I'm currently working with some WS2812B LEDs and tried out adding a capacitor to be safe from voltage spikes (was recommended by Adafruit). I noticed that a soon as I connect a capacitor between 5V and ground that the USB is disconnect from the PC (Windows Usb disconnect sound plays). I wondered why and tried another setup. This time just the capacitor between 5V and ground. Nothing else. According to my knownledge this isn't a short (capacitor is intact) and therefor this setup should be valid. Again the same thing happens: USB disconnects...
I really don't know why this happens but want to understand it. The capacitor I use is rated 16V 1000 mF (electrolytic in case this is relevant). The capacitor is also connected the right polarity. What forces the USB to disconnect (and let Windows play the USB disconnect sound). Am I may damaging the USB Port somehow and therefor a disconnect is forced as a security measurement?
Oh yeah... Using an Arduino Uno R3 made by Elegoo.
Hope you can help me out, Tmirror
Yes, connecting a capacitor is a dead short.
Because it is not charged at the moment you connect it.
There is a lesson here which everyone will tell you. (Quite soon!)
Unless something is very carefully designed (USB) to be "hot-plugged", you must switch off the power to make any change in connections.

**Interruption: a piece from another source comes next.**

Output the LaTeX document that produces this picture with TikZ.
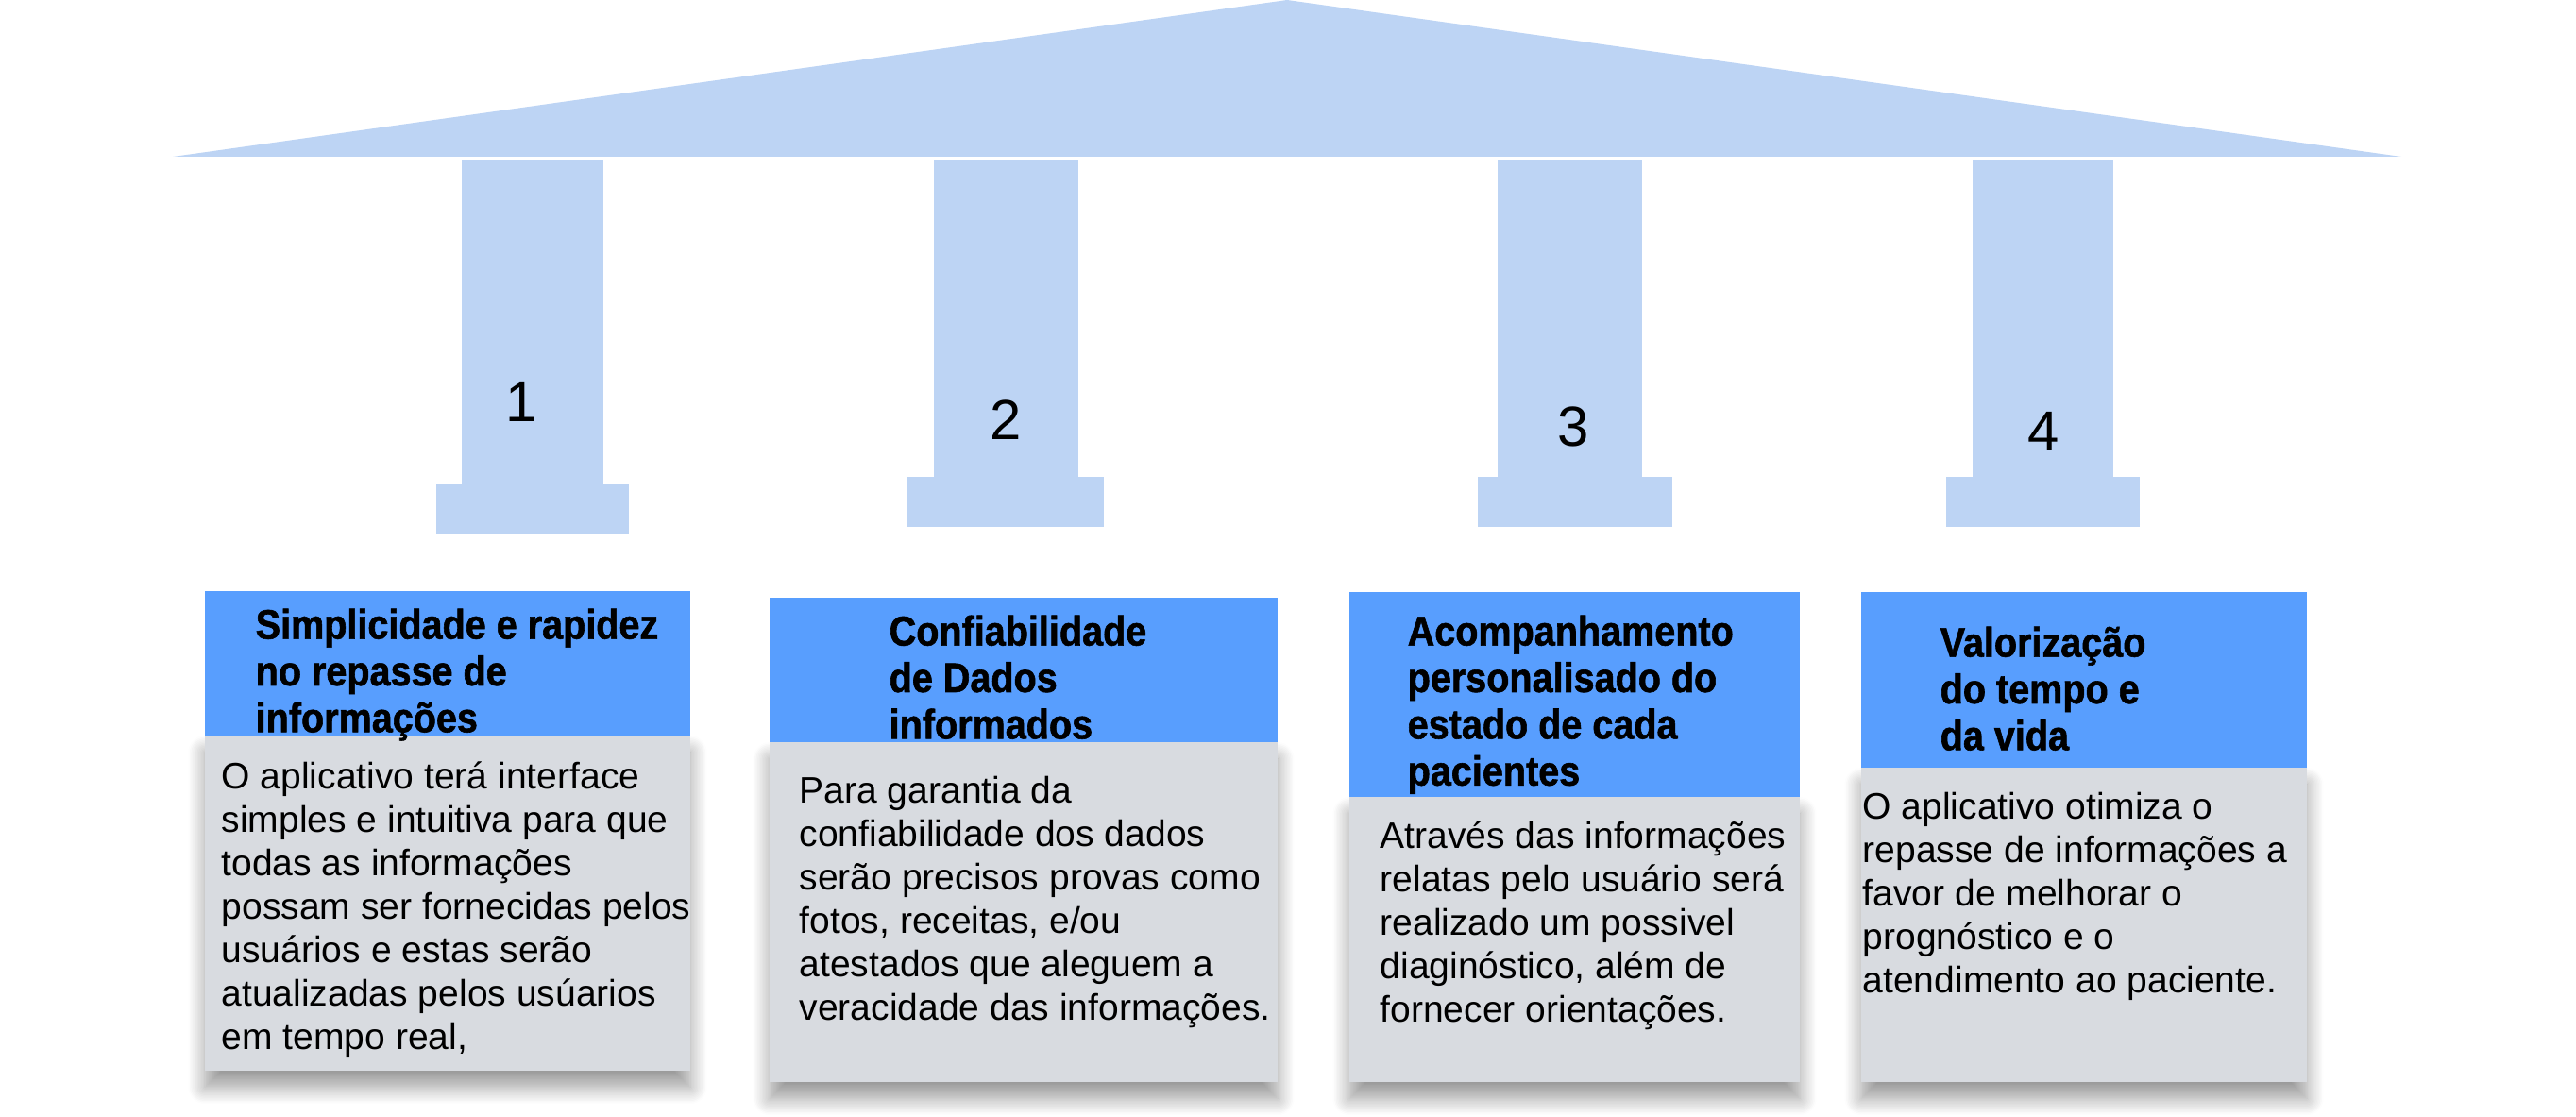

I'm currently working with some WS2812B LEDs...
How many are 'some'?
Seven addressable LEDs (and the Arduino) could already be the limit for USB.
Therefore we usually power 'some' LEDs from an external supply,
which also eliminates the problem you're having.
Bypass capacitors are in the sub uF range. As described above, a meaty electrolytic looks like a dead short until it charges, then the charge is held unless there is a load of some sort. That is what makes it useful for stabilisation. However, the computer is seeing the inrush current and trying to protect itself.
Forget USB power, sort a decent 5V supply capable of a few Amps and your issue will go away. It will also be low enough internal resistance to cope with the electrolytics.